Other Latin words for temple or shrine are aedes, aedicula, fanum, delubrum and templum, though this last word encompasses the whole religiously sanctioned precinct.

==Cult maintenance of sacella==
Each curia had its own sacellum overseen by the celeres, originally the bodyguard of the king, who preserved a religious function in later times. These were related to the ritual of the Argei, but probably there were other rites connected with these sacella.

A case tried in September 50 BC indicates that a public sacellum might be encompassed by a private property, with the expectation that it remain open to the public. It was alleged that the defendant, Ap.
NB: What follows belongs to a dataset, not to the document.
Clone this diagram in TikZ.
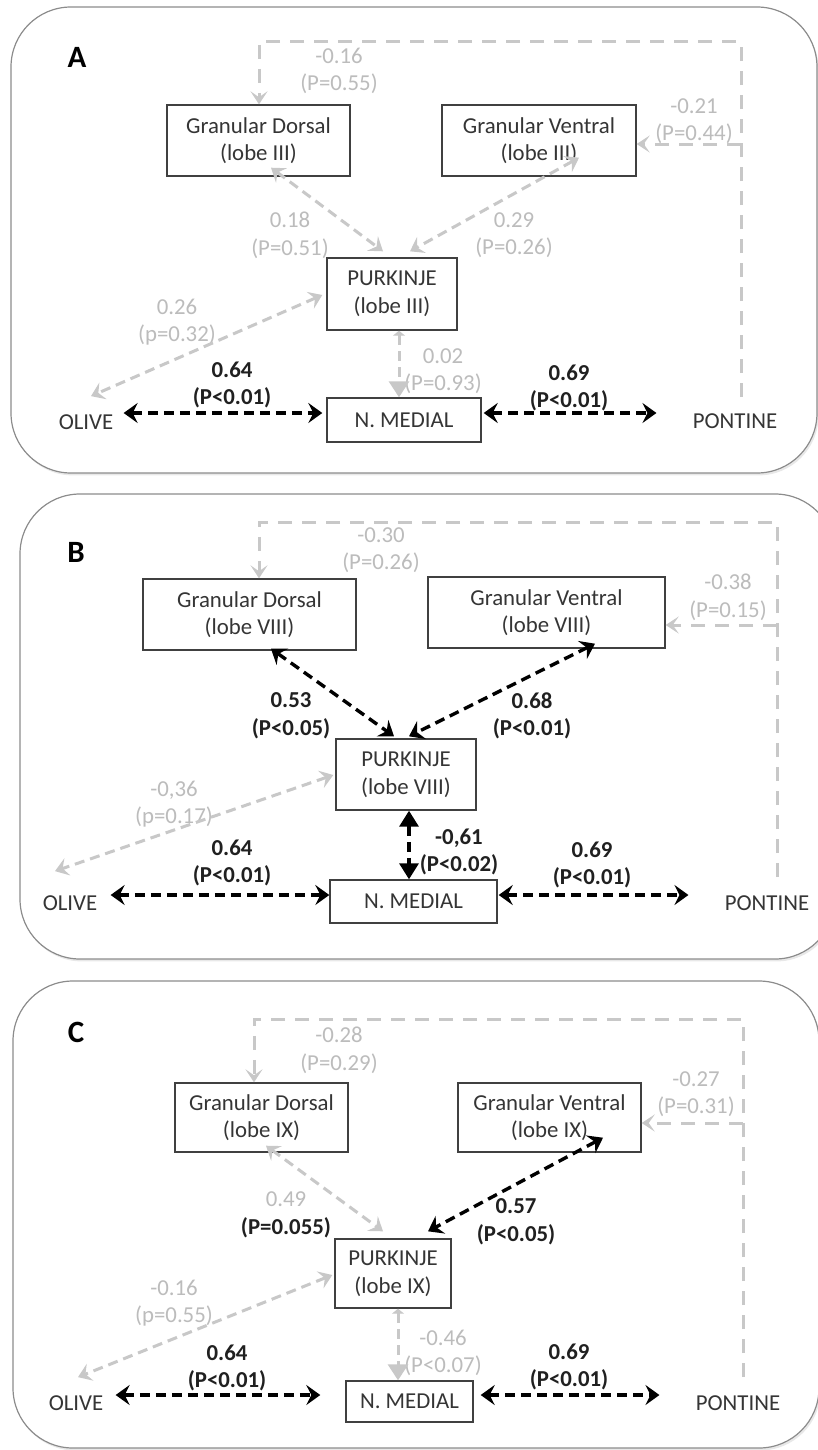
\documentclass[tikz,border=0pt]{standalone}
\usepackage{fontspec}
\setmainfont{Carlito}
\usepackage{tikz}
\usetikzlibrary{positioning, arrows.meta, calc, shadows}
\definecolor{nsgray}{HTML}{C8C8C8}
\definecolor{nstext}{HTML}{BCBCBC}
\definecolor{boxtext}{HTML}{353535}
\definecolor{sigtext}{HTML}{202020}
\tikzset{
  panel/.style={draw=black!45, line width=0.6pt, fill=white, rounded corners=30pt, drop shadow={shadow xshift=0.8pt, shadow yshift=-1.2pt, opacity=0.18}},
  cell/.style={rectangle, draw=black!75, line width=0.7pt, fill=white, text=boxtext, align=center, minimum height=35.5pt, inner sep=1pt},
  site/.style={text=boxtext, inner sep=2pt},
  sig/.style={text=sigtext, font=\bfseries, align=center, inner sep=0pt},
  nsig/.style={text=nstext, align=center, inner sep=0pt},
  letter/.style={font=\fontsize{15.5}{18}\selectfont\bfseries, inner sep=0pt},
  sigarrow/.style={draw=black, line width=1.7pt, dash pattern=on 5pt off 3pt, {Stealth[length=7pt,width=10pt,inset=2.5pt]}-{Stealth[length=7pt,width=10pt,inset=2.5pt]}},
  nsarrow/.style={draw=nsgray, line width=1.5pt, dash pattern=on 5pt off 3pt, {Stealth[length=6.5pt,width=9pt,inset=2.5pt]}-{Stealth[length=6.5pt,width=9pt,inset=2.5pt]}},
  loopline/.style={draw=nsgray, line width=1.5pt, dash pattern=on 7pt off 5pt},
  looptip/.style={-{Stealth[length=6.5pt,width=8.5pt,inset=3pt]}},
  nsvert/.style={draw=nsgray, line width=1.5pt, dash pattern=on 5pt off 3pt, {Triangle[width=6pt,length=2.5pt]}-{Triangle[width=10pt,length=8pt]}},
  sigvert/.style={draw=black, line width=1.7pt, dash pattern=on 5pt off 3pt, {Triangle[width=9.5pt,length=8pt]}-{Triangle[width=9.5pt,length=8pt]}}
}
\begin{document}
\fontsize{11.4}{13.8}\selectfont
\begin{tikzpicture}[x=0.5pt, y=-0.5pt]
  \useasboundingbox (0,0) rectangle (818,1450);

  % Panel A
  \draw[panel] (11,7) rectangle (817,473);
  \node[letter] (la) at (77,57) {A};
  \node[cell, minimum width=91.5pt] (gda) at (258.5,140.5) {Granular Dorsal\\(lobe III)};
  \node[cell, minimum width=97pt] (gva) at (539,140.5) {Granular Ventral\\(lobe III)};
  \node[cell, minimum width=65pt, minimum height=36pt] (pka) at (392,294) {PURKINJE\\(lobe III)};
  \node[cell, minimum width=77pt, minimum height=22pt] (nma) at (404,420) {N. MEDIAL};
  \node[site] (olivea) at (86,422) {OLIVE};
  \node[site] (pontinea) at (735,421) {PONTINE};
  \coordinate (corna) at (741,42);
  \coordinate (gdina) at (259,42);
  \coordinate (benda) at (741,144);
  \node[nsig] (ra1) at (339,71) {-0.16\\(P=0.55)};
  \node[nsig] (ra2) at (694,121) {-0.21\\(P=0.44)};
  \node[nsig] (ra3) at (290,235) {0.18\\(P=0.51)};
  \node[nsig] (ra4) at (514,235) {0.29\\(P=0.26)};
  \node[nsig] (ra5) at (177,322) {0.26\\(p=0.32)};
  \node[nsig] (ra6) at (443,371) {0.02\\(P=0.93)};
  \node[sig] (ra7) at (232,385) {0.64\\(P<0.01)};
  \node[sig] (ra8) at (569,388) {0.69\\(P<0.01)};
  % Conexiones A
  \draw[loopline, looptip] ($(pontinea.north -| corna)+(0,-12)$) -- (corna) -- (gdina) -- (gdina |- gda.north);
  \draw[loopline, looptip] (benda) -- (benda -| gva.east);
  \draw[nsarrow] ($(gda.south)+(12.5,-9)$) -- ($(pka.north)+(-9,-6)$);
  \draw[nsarrow] ($(gva.south)+(40,-19)$) -- ($(pka.north)+(18,-6)$);
  \draw[nsarrow] ($(pka.west)+(-4,1)$) -- ($(olivea.north)+(5,-14)$);
  \draw[nsvert] ($(pka.south)+(7,0)$) -- ($(nma.north)+(-5,0)$);
  \draw[sigarrow] ($(olivea.east)+(6,-9)$) -- ($(nma.west)+(-4,-7)$);
  \draw[sigarrow] ($(nma.east)+(2,-7)$) -- ($(pontinea.west)+(-32,-8)$);

  % Panel B
  \draw[panel] (20,494) rectangle (835,959);
  \node[letter] (lb) at (76,552) {B};
  \node[cell, minimum width=106.5pt] (gdb) at (249.5,614.5) {Granular Dorsal\\(lobe VIII)};
  \node[cell, minimum width=118.5pt] (gvb) at (546.5,612.5) {Granular Ventral\\(lobe VIII)};
  \node[cell, minimum width=70pt] (pkb) at (406,774.5) {PURKINJE\\(lobe VIII)};
  \node[cell, minimum width=83.5pt, minimum height=21.5pt] (nmb) at (413.5,901.5) {N. MEDIAL};
  \node[site] (oliveb) at (70,903) {OLIVE};
  \node[site] (pontineb) at (767,903) {PONTINE};
  \coordinate (cornb) at (777,522);
  \coordinate (gdinb) at (259,522);
  \coordinate (bendb) at (777,625);
  \node[nsig] (rb1) at (381,550) {-0.30\\(P=0.26)};
  \node[nsig] (rb2) at (728,597) {-0.38\\(P=0.15)};
  \node[sig] (rb3) at (291,716) {0.53\\(P<0.05)};
  \node[sig] (rb4) at (532,716) {0.68\\(P<0.01)};
  \node[nsig] (rb5) at (174,804) {-0,36\\(p=0.17)};
  \node[sig] (rb6) at (459,852) {-0,61\\(P<0.02)};
  \node[sig] (rb7) at (232,863) {0.64\\(P<0.01)};
  \node[sig] (rb8) at (592,865) {0.69\\(P<0.01)};
  % Conexiones B
  \draw[loopline, looptip] ($(pontineb.north -| cornb)+(0,-14)$) -- (cornb) -- (gdinb) -- (gdinb |- gdb.north);
  \draw[loopline, looptip] (bendb) -- (bendb -| gvb.east);
  \draw[sigarrow] ($(gdb.south)+(21.5,-2)$) -- ($(pkb.north)+(-12,-2)$);
  \draw[sigarrow] ($(gvb.south)+(48.5,-5)$) -- ($(pkb.north)+(3,-2)$);
  \draw[nsarrow] ($(pkb.west)+(-2,0.5)$) -- ($(oliveb.north)+(-15,-20)$);
  \draw[sigvert] ($(pkb.south)+(3,0)$) -- ($(nmb.north)+(-4.5,0)$);
  \draw[sigarrow] ($(oliveb.east)+(9,-8)$) -- ($(nmb.west)+(0,-6.5)$);
  \draw[sigarrow] ($(nmb.east)+(1,-6.5)$) -- ($(pontineb.west)+(-32,-8)$);

  % Panel C
  \draw[panel] (13,981) rectangle (819,1448);
  \node[letter] (lc) at (76,1032) {C};
  \node[cell, minimum width=86.5pt, minimum height=34.5pt] (gdc) at (261.5,1117.5) {Granular Dorsal\\(lobe IX)};
  \node[cell, minimum width=91.5pt, minimum height=34.5pt] (gvc) at (549.5,1117.5) {Granular Ventral\\(lobe IX)};
  \node[cell, minimum width=58pt, minimum height=34.5pt] (pkc) at (393,1273.5) {PURKINJE\\(lobe IX)};
  \node[cell, minimum width=63.5pt, minimum height=20.5pt] (nmc) at (409.5,1401.5) {N. MEDIAL};
  \node[site] (olivec) at (76,1403) {OLIVE};
  \node[site] (pontinec) at (738,1403) {PONTINE};
  \coordinate (cornc) at (743,1019);
  \coordinate (gdinc) at (254,1019);
  \coordinate (bendc) at (743,1123);
  \node[nsig] (rc1) at (339,1050) {-0.28\\(P=0.29)};
  \node[nsig] (rc2) at (696,1094) {-0.27\\(P=0.31)};
  \node[nsig] (rc3) at (286,1215) {0.49\\\textcolor{sigtext}{\bfseries (P=0.055)}};
  \node[sig] (rc4) at (516,1222) {0.57\\(P<0.05)};
  \node[nsig] (rc5) at (174,1303) {-0.16\\(p=0.55)};
  \node[nsig] (rc6) at (443,1353) {-0.46\\(P<0.07)};
  \node[sig] (rc7) at (227,1368) {0.64\\(P<0.01)};
  \node[sig] (rc8) at (569,1367) {0.69\\(P<0.01)};
  % Conexiones C
  \draw[loopline, looptip] ($(pontinec.north -| cornc)+(0,-14)$) -- (cornc) -- (gdinc) -- (gdinc |- gdc.north);
  \draw[loopline, looptip] (bendc) -- (bendc -| gvc.east);
  \draw[nsarrow] ($(gdc.south)+(4.5,-7)$) -- ($(pkc.north)+(-10,-7)$);
  \draw[sigarrow] ($(gvc.south)+(53.5,-15)$) -- ($(pkc.north)+(35,-7)$);
  \draw[nsarrow] ($(pkc.west)+(-2,1.5)$) -- ($(olivec.north)+(2,-14)$);
  \draw[nsvert] ($(pkc.south)+(5,0)$) -- ($(nmc.north)+(-11.5,0)$);
  \draw[sigarrow] ($(olivec.east)+(8,-8)$) -- ($(nmc.west)+(-25,-6.5)$);
  \draw[sigarrow] ($(nmc.east)+(7,-6.5)$) -- ($(pontinec.west)+(-32,-8)$);
\end{tikzpicture}
\end{document}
Claudius Pulcher, a censor at the time, had failed to maintain public access to a sacellum on his property.

===List of public sacella and sacraria===
The following is an incomplete list of deities or groups of deities who had a known sacellum or sacrarium in the city of Rome.
- Sacellum of Janus, supposed to have been built by Romulus, which was square, contained the god's image, and had two gates.
- Sacellum of the Lares, one of four points in the sacred boundary of Rome (pomerium) as established by Romulus.
- Sacrarium of Mars, which held the spear of Mars, in the Regia.
- Sacellum or aedes of Hercules, in the Forum Boarium.
- Sacellum of Caca, the sister of Cacus whom Hercules defeated.
- Sacella or sacraria of the Argei
- Sacellum of Diana, on the lesser Caelian Hill, where a number of senators offered annual sacrifices.
- Sacellum or delubrum of Minerva capta, "Captive Minerva", a shrine on the Caelian Hill that contained a statue of Minerva plundered from Falerii when that city was taken by the Romans in 241 BC.
- Sacellum of Jupiter Fagutalis, in the Lucus Fagutalis ("Beech Grove") on the Esquiline Hill.
- Sacellum of Naenia;
- Sacellum of Pudicitia Patricia.
- Sacellum of Dea Murcia, at the foot of the Aventine Hill.

==Provincial and later usage==
In a manuscript from the Abbey of Saint Gall, sacellum is glossed as Old Irish nemed, Gaulish nemeton, originally a sacred grove or space defined for religious purposes, and later a building used for such.
In Christian architecture, rooflessness ceases to be a defining characteristic and the word may be applied to a small chapel marked off by a screen from the main body of a church, while an Italian sacello may alternatively be a small chapel or oratory which stands as a building in its own right.